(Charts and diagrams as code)
┄┄┄┄┄┄┄┄┄┄┄┄┄┄┄┄┄┄┄┄

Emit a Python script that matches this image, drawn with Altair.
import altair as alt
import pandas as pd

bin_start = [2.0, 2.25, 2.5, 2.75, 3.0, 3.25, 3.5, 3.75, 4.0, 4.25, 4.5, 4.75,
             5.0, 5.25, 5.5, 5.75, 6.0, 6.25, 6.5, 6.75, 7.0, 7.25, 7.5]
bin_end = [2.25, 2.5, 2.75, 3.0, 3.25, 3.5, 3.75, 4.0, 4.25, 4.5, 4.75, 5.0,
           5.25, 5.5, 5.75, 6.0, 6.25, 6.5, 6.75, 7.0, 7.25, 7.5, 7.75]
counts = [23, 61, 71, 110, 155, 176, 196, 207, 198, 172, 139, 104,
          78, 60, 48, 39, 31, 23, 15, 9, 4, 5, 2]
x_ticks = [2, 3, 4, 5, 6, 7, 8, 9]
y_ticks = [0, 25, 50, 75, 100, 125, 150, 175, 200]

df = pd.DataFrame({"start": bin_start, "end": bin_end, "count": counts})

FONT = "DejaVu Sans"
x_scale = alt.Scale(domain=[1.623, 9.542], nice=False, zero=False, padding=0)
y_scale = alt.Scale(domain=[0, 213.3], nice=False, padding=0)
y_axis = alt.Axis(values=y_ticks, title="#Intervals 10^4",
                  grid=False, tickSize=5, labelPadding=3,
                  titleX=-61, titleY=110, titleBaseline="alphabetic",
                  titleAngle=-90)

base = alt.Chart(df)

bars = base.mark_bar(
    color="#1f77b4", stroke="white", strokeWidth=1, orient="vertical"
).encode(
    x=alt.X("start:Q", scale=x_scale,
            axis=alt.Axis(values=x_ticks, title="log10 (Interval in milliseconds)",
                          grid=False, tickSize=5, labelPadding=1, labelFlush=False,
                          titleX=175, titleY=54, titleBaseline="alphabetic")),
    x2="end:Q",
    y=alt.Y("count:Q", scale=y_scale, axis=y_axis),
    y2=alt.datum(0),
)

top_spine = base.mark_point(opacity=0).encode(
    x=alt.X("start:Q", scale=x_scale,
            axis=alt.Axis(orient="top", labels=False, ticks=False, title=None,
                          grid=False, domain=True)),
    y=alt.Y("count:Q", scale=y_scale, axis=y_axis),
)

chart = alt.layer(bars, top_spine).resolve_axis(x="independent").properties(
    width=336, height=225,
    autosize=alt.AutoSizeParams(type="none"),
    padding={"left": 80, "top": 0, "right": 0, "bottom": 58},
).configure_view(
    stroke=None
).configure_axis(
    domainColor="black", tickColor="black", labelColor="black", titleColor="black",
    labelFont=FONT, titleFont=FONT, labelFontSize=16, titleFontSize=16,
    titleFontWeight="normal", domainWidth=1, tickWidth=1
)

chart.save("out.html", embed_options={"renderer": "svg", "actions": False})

┄┄┄┄┄┄┄┄┄┄┄┄┄┄┄┄┄┄┄┄

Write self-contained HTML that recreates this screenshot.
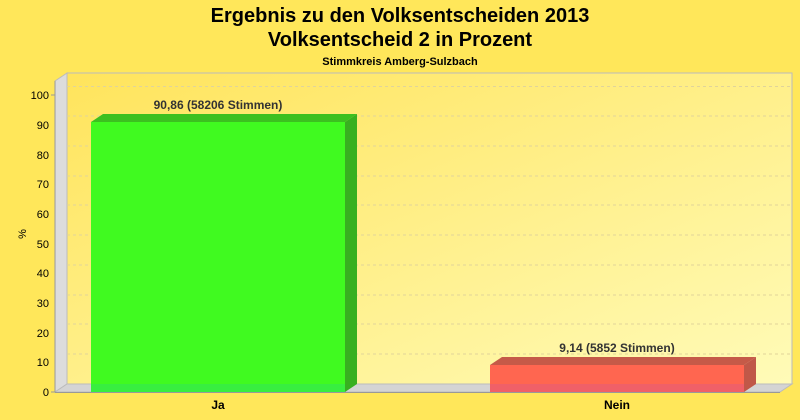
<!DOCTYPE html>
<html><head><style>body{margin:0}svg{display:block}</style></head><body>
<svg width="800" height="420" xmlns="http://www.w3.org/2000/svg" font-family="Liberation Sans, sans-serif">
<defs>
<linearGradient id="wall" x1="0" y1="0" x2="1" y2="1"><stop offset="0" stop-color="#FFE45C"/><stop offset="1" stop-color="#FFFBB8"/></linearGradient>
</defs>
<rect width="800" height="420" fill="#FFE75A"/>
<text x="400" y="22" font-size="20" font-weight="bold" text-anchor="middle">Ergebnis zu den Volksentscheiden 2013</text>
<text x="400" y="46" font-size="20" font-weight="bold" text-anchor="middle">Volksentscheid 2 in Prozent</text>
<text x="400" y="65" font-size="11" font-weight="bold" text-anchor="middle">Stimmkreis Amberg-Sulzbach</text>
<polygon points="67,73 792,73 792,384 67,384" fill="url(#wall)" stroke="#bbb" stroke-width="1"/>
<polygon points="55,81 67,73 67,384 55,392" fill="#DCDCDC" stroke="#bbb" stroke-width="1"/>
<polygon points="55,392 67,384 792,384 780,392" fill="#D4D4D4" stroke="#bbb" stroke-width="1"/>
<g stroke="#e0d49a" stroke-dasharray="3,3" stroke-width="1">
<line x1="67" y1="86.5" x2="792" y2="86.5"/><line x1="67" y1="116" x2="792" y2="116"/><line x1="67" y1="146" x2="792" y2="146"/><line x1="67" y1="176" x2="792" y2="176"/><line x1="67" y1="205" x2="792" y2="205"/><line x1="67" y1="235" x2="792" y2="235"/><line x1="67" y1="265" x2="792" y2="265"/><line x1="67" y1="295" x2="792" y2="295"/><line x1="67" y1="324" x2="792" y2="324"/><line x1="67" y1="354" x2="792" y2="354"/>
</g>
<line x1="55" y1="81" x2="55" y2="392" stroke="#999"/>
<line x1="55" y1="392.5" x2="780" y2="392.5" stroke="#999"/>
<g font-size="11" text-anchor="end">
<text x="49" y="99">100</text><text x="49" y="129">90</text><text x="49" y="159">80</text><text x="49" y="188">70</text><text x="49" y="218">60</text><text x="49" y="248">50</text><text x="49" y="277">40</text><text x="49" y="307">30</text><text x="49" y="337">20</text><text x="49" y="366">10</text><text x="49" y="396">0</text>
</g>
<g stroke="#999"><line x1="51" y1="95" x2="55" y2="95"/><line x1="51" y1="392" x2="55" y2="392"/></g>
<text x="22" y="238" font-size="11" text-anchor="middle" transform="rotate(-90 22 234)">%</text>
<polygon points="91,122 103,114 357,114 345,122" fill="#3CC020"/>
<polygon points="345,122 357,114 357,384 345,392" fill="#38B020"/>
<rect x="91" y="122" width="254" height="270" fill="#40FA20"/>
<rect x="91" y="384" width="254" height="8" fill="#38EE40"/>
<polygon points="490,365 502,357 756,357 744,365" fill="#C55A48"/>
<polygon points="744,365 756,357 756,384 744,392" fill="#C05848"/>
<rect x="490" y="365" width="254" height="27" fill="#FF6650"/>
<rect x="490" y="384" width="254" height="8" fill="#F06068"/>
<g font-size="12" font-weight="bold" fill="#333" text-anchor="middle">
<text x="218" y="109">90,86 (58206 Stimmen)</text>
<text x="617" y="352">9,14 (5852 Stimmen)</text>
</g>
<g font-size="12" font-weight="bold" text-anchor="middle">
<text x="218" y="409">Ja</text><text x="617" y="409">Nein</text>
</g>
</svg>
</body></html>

┄┄┄┄┄┄┄┄┄┄┄┄┄┄┄┄┄┄┄┄

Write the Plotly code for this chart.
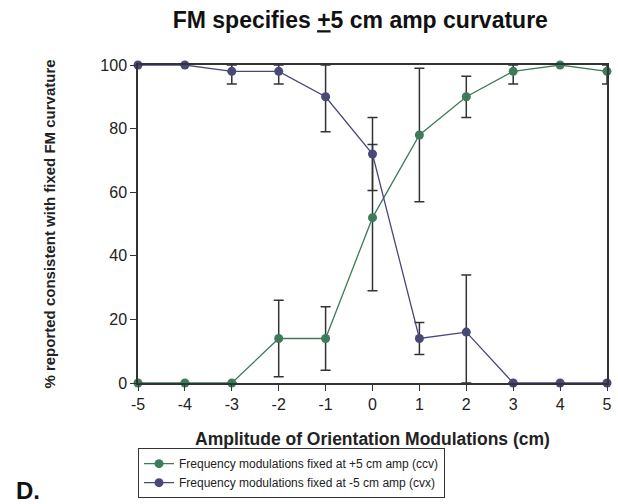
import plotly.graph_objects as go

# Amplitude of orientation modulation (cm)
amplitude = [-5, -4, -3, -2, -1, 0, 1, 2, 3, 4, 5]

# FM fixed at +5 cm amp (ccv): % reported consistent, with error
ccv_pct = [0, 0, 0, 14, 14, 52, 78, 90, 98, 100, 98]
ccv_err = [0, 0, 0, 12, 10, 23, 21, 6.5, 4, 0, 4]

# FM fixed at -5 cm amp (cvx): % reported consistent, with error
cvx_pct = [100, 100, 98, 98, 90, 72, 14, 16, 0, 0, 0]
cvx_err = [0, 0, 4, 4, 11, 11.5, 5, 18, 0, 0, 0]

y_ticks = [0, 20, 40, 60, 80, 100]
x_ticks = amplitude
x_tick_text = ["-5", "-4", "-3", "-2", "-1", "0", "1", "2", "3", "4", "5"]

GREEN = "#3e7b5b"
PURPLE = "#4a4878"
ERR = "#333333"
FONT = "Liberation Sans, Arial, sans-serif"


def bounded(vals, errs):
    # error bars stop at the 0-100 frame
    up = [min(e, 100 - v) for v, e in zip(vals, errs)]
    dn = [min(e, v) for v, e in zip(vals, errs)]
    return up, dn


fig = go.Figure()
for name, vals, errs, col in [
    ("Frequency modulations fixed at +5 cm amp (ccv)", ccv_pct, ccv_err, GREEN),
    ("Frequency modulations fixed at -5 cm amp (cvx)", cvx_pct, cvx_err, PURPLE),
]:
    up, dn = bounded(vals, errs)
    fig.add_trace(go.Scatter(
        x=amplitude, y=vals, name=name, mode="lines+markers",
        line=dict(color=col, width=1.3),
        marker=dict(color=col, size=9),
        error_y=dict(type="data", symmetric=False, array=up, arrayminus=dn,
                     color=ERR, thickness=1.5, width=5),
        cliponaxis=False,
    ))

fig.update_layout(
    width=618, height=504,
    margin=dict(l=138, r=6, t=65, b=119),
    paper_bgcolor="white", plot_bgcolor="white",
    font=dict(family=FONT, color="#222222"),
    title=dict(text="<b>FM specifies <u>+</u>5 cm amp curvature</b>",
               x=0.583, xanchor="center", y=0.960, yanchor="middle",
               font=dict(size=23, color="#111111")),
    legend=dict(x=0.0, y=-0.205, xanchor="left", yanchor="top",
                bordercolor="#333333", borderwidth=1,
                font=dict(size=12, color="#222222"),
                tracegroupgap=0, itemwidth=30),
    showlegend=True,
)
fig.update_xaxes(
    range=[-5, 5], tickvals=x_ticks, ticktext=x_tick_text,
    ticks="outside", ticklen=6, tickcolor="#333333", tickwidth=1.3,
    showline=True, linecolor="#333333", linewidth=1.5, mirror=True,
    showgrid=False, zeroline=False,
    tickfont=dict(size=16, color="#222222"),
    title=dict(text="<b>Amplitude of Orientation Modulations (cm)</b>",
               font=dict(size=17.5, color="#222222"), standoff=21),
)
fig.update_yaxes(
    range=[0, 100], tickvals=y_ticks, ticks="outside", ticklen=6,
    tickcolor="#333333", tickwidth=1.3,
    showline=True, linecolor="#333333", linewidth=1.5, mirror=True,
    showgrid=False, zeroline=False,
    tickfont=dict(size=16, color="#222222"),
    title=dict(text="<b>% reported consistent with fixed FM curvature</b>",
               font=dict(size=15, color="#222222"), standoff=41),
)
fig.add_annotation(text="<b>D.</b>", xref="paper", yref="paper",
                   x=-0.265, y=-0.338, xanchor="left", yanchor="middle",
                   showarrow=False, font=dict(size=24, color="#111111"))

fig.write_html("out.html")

┄┄┄┄┄┄┄┄┄┄┄┄┄┄┄┄┄┄┄┄

### Job:
Every line from the one containing "Write the Plotly code for this chart." to the one containing "return up, dn" should be output exactly, both ends included. Nothing else goes in, and no pictures either.

### Answer:
Write the Plotly code for this chart.
import plotly.graph_objects as go

# Amplitude of orientation modulation (cm)
amplitude = [-5, -4, -3, -2, -1, 0, 1, 2, 3, 4, 5]

# FM fixed at +5 cm amp (ccv): % reported consistent, with error
ccv_pct = [0, 0, 0, 14, 14, 52, 78, 90, 98, 100, 98]
ccv_err = [0, 0, 0, 12, 10, 23, 21, 6.5, 4, 0, 4]

# FM fixed at -5 cm amp (cvx): % reported consistent, with error
cvx_pct = [100, 100, 98, 98, 90, 72, 14, 16, 0, 0, 0]
cvx_err = [0, 0, 4, 4, 11, 11.5, 5, 18, 0, 0, 0]

y_ticks = [0, 20, 40, 60, 80, 100]
x_ticks = amplitude
x_tick_text = ["-5", "-4", "-3", "-2", "-1", "0", "1", "2", "3", "4", "5"]

GREEN = "#3e7b5b"
PURPLE = "#4a4878"
ERR = "#333333"
FONT = "Liberation Sans, Arial, sans-serif"


def bounded(vals, errs):
    # error bars stop at the 0-100 frame
    up = [min(e, 100 - v) for v, e in zip(vals, errs)]
    dn = [min(e, v) for v, e in zip(vals, errs)]
    return up, dn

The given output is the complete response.